No pasó mucho tiempo antes de que hubiese leído y memorizado cada palabra del folleto del CD. Y comencé a mirar cada compositor, productor, estudio de grabación, representante, sello discográfico e, incluso, fabricantes.

Mi mente no se detenía. Por descontado, iba a llegar a ser una cantante de pop famosa, y los Backstreet Boys y yo haríamos tours juntos por todo el mundo. Mi cantante preferido y yo seríamos novios, y podía despedirme del frío Canadá, sus campos y pequeños poblados, y vivir la vida para la cual estaba destinada: estrellato para siempre.
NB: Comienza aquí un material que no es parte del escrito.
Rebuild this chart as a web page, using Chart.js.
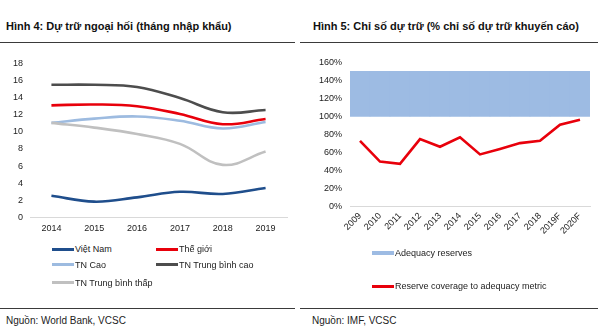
<!DOCTYPE html>
<html>
<head>
<meta charset="utf-8">
<script src="https://cdn.jsdelivr.net/npm/chart.js@4/dist/chart.umd.min.js"></script>
<style>
  html, body { margin: 0; padding: 0; background: #fff; }
  body { width: 599px; height: 334px; position: relative; overflow: hidden;
         font-family: "Liberation Sans", Arial, sans-serif; color: #111; }
  .title { position: absolute; top: 20px; font-weight: bold; font-size: 11px; white-space: nowrap; }
  .rule { position: absolute; height: 1px; background: #3a3a3a; }
  .src { position: absolute; top: 315px; font-size: 10px; white-space: nowrap; color: #222; }
  .cv { position: absolute; }
  .lg { position: absolute; font-size: 9px; white-space: nowrap; color: #222; line-height: 12px; }
  .lg i { position: absolute; left: 0; height: 3px; top: 5px; }
</style>
</head>
<body>
<div class="title" style="left:6px">Hình 4: Dự trữ ngoại hối (tháng nhập khẩu)</div>
<div class="title" style="left:313px">Hình 5: Chỉ số dự trữ (% chỉ số dự trữ khuyến cáo)</div>
<div class="rule" style="left:0;width:295px;top:42px"></div>
<div class="rule" style="left:300px;width:298px;top:42px"></div>

<canvas id="c1" class="cv" style="left:0;top:51px" width="300" height="184"></canvas>
<canvas id="c2" class="cv" style="left:300px;top:49px" width="299" height="201"></canvas>

<div id="lg1"></div>
<div id="lg2"></div>

<div class="rule" style="left:0;width:295px;top:308px"></div>
<div class="rule" style="left:300px;width:298px;top:308px"></div>
<div class="src" style="left:6px">Nguồn: World Bank, VCSC</div>
<div class="src" style="left:312px">Nguồn: IMF, VCSC</div>

<script>
// Foreign reserves, months of imports
const years = ['2014', '2015', '2016', '2017', '2018', '2019'];
const vietNam      = [2.55, 1.85, 2.35, 3.0, 2.75, 3.45];
const theGioi      = [13.1, 13.2, 13.0, 12.1, 10.9, 11.5];
const tnCao        = [11.05, 11.55, 11.8, 11.3, 10.4, 11.15];
const tnTbCao      = [15.5, 15.5, 15.25, 13.95, 12.3, 12.55];
const tnTbThap     = [11.05, 10.5, 9.75, 8.6, 6.15, 7.7];
const yTicks1      = [0, 2, 4, 6, 8, 10, 12, 14, 16, 18];

// Reserve adequacy, % of recommended metric
const periods = ['2009', '2010', '2011', '2012', '2013', '2014', '2015', '2016', '2017', '2018', '2019F', '2020F'];
const coverage = [73, 50, 47.5, 75, 66.5, 77, 58, 64, 70.5, 73, 91, 96.5];
const adequacyLow = 100;
const adequacyHigh = 150;
const yTicks2 = [0, 20, 40, 60, 80, 100, 120, 140, 160];

const tickFont = { family: '"Liberation Sans", Arial, sans-serif', size: 9 };
const tickColor = '#222';

const series1 = [
  { label: 'Việt Nam', data: vietNam, color: '#1f4e8c' },
  { label: 'Thế giới', data: theGioi, color: '#e8000b' },
  { label: 'TN Cao', data: tnCao, color: '#9dbbe0' },
  { label: 'TN Trung bình cao', data: tnTbCao, color: '#4d4d4d' },
  { label: 'TN Trung bình thấp', data: tnTbThap, color: '#c0c0c0' }
];

new Chart(document.getElementById('c1'), {
  type: 'line',
  data: {
    labels: years,
    datasets: series1.map(s => ({
      label: s.label, data: s.data, borderColor: s.color, backgroundColor: s.color,
      borderWidth: 2.6, pointRadius: 0, tension: 0.4, fill: false
    })).reverse()
  },
  options: {
    responsive: false, animation: false,
    layout: { padding: { top: 2, right: 13, left: 0, bottom: 0 } },
    plugins: { legend: { display: false }, tooltip: { enabled: false } },
    scales: {
      x: {
        offset: true,
        grid: { display: false, drawTicks: false },
        border: { display: true, color: '#d9d9d9', width: 1 },
        ticks: { font: tickFont, color: tickColor, padding: 6, maxRotation: 0 },
        afterFit: a => { a.height = 17.5; }
      },
      y: {
        min: 0, max: 18,
        grid: { display: false, drawTicks: false },
        border: { display: false },
        afterBuildTicks: a => { a.ticks = yTicks1.map(v => ({ value: v })); },
        ticks: { font: tickFont, color: tickColor, padding: 7 },
        afterFit: a => { a.width = 30; }
      }
    }
  }
});

new Chart(document.getElementById('c2'), {
  data: {
    labels: periods,
    datasets: [
      {
        type: 'line', label: 'Reserve coverage to adequacy metric', data: coverage,
        borderColor: '#e8000b', borderWidth: 2.6, pointRadius: 0, tension: 0, order: 0
      },
      {
        type: 'bar', label: 'Adequacy reserves',
        data: periods.map(() => [adequacyLow, adequacyHigh]),
        backgroundColor: '#9dbbe3', borderWidth: 0,
        barPercentage: 1.0, categoryPercentage: 1.0, order: 1
      }
    ]
  },
  options: {
    responsive: false, animation: false,
    layout: { padding: { top: 2, right: 9, left: 0, bottom: 0 } },
    plugins: { legend: { display: false }, tooltip: { enabled: false } },
    scales: {
      x: {
        offset: true,
        grid: { display: false, drawTicks: false },
        border: { display: true, color: '#d9d9d9', width: 1 },
        ticks: { font: tickFont, color: tickColor, padding: 4, minRotation: 45, maxRotation: 45 },
        afterFit: a => { a.height = 43.3; }
      },
      y: {
        min: 0, max: 160,
        grid: { display: false, drawTicks: false },
        border: { display: false },
        afterBuildTicks: a => { a.ticks = yTicks2.map(v => ({ value: v })); },
        ticks: { font: tickFont, color: tickColor, padding: 8, callback: v => v + '%' },
        afterFit: a => { a.width = 50; }
      }
    }
  }
});

// Legends
function legendItem(parent, x, y, w, color, h, text) {
  const d = document.createElement('div');
  d.className = 'lg';
  d.style.left = x + 'px';
  d.style.top = (y - 6) + 'px';
  d.style.paddingLeft = (w + 1) + 'px';
  d.textContent = text;
  const i = document.createElement('i');
  i.style.width = w + 'px';
  i.style.background = color;
  i.style.height = h + 'px';
  i.style.top = (6 - h / 2) + 'px';
  d.appendChild(i);
  parent.appendChild(d);
}
const lg1 = document.getElementById('lg1');
const pos1 = [[52, 249], [156, 249], [52, 264.5], [156, 264.5], [52, 282.5]];
series1.forEach((s, k) => legendItem(lg1, pos1[k][0], pos1[k][1], 22, s.color, 3, s.label));
const lg2 = document.getElementById('lg2');
legendItem(lg2, 372, 253, 22, '#9dbbe3', 4, 'Adequacy reserves');
legendItem(lg2, 372, 286, 22, '#e8000b', 3, 'Reserve coverage to adequacy metric');
</script>
</body>
</html>
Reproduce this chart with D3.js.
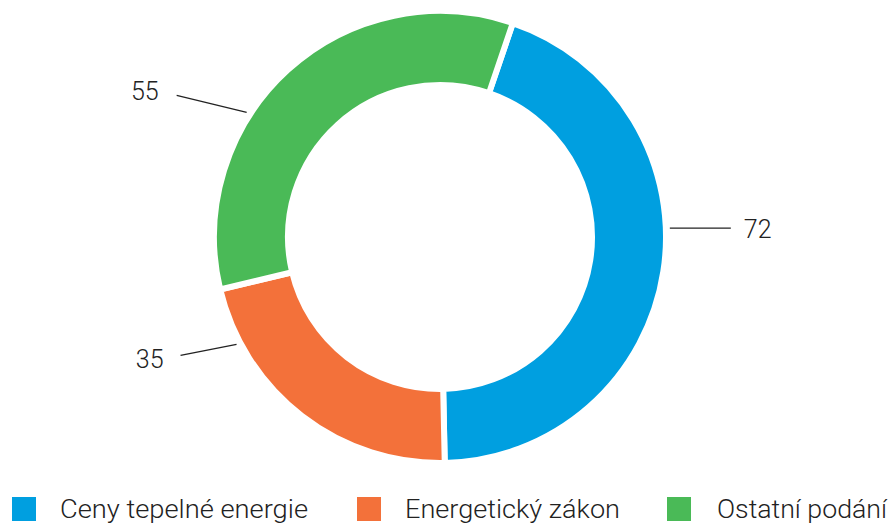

O eso pensaba...

Comencé a tener sueños vívidos de estar tras bastidores en grandes conciertos, de las conversaciones que tendría con esas estrellas del pop y de los estudios en los que grabaría.

Mi peor pesadilla era estar encerrada en la vida que me rodeaba. Todas esas personas habían crecido, se habían casado, vivían y morían en el mismo lugar, haciendo las mismas cosas cada día, sin grandes sueños y sin salir de allí. Sentía que estaba hecha para algo más. Yo era especial, y no encajaba con todos los otros chicos de mi edad; nuestros objetivos e intereses eran diferentes. Según mi punto de vista, tenía que encontrar la manera de llegar a las personas correctas y hacerles ver esto.